On 2020-05-29 16:00, PIERRE AUGIER wrote:
> From my experience, beginners are strongly disturbed when vi (or vim)
> is opened automatically (see
> https://stackoverflow.blog/2017/05/23/stack-overflow-helping-one-million-developers-exit-vim/).
>
> For now, the default editor for Mercurial is vi. And to change the
> editor for one user, the dedicated Mercurial command (hg config
> --edit) opens... vi.
>
> In https://www.mercurial-scm.org/wiki/editor, it is written:
>
> "
> Mercurial tries to pick which program to call to edit a commit message
> by trying the following (in order):
>
> 1. HGEDITOR environment variable
> 2. editor configuration option in [ui] section (in hgrc or passed with
> --config ui.editor command-line option).
> 3. VISUAL environment variable
> 4. EDITOR environment variable
> 5. vi, if none of the above is set
>
> On Windows, the installer places a configuration file inside
> %programfiles%\Mercurial\hgrc.d\ that contains the editor settings
> (notepad by default). Thus, if you want to override it, you either
> have to redefine the configuration option or use an HGEDITOR
> environment variable (VISUAL and EDITOR will be ignored).
> "
>
> I think it is not a great design.
>
> - Default is vi, which is a poor choice for many users.
> - A particular mechanism for Windows, so that standard environment
> variables are not considered (VISUAL and EDITOR).
> - It assumes that "the installer" does something particular for
> Windows, which is not granted (there are different ways to install
> Mercurial on Windows)
>
> Instead, Mercurial could do something like:
>
> 5. nano (Unix) or notepad (Windows), if none of the above is set
> 6. vi, if previous editors are not available
>
> Then, no need to have "editor = notepad" in
> %programfiles%\Mercurial\hgrc.d and VISUAL and EDITOR would be
> considered on Windows like with other OS.
>
> Moreover, the default .hgrc content used by `hg config --edit` when
> there is no ~/.hgrc file could contain "editor = the-choosen-editor"

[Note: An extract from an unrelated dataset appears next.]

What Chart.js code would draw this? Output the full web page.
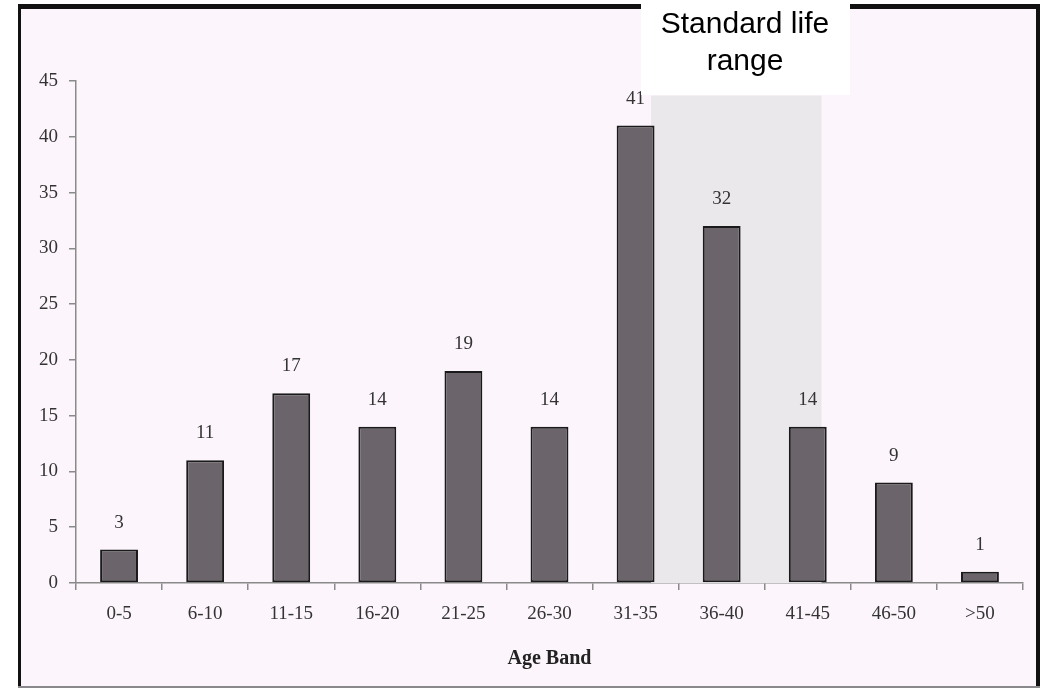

> so it would be very easy and intuitive for all users to change their
> editor, for example to change "nano" to "vi" for vi users on Unix if
> nano is installed.
>
> Do you think Mercurial could be changed in this direction? What would
> be the drawback of this choice?
>
> Pierre
>
> ----- Mail original -----
>> De: "Uwe Brauer" <oub at mat.ucm.es>
>> À: "mercurial" <mercurial at mercurial-scm.org>
>> Envoyé: Jeudi 28 Mai 2020 20:34:28
>> Objet: Re: how to configure the global .hgrc file from the commandline
>
>>>>> "PA" == PIERRE AUGIER <pierre.augier at univ-grenoble-alpes.fr>
>>>>> writes:
>>
>> > A side remark on the `hg config --edit` command:
>> > I encountered problems with students with the default editor.
>>
>> > On Windows, hg tries to open the config file with vi and just
>> prints an error if
>> > vi is not available (which is very common)!
>>
>> > On Linux, by default, hg opens the config file with vi, and most
>> of my students
>> > can't do anything with this editor.
>>
>> > It would be great if Mercurial could try to find an installed and
>> easy-to-use
>> > editor if no editor is specified in the config files.
>>
>> > For people used to vi, it would anyway be very easy to switch to
>> vi.
>>
>> For people who find Emacs to heavy zile is an good alternative, but I
>> have now idea whether it would be available on windows.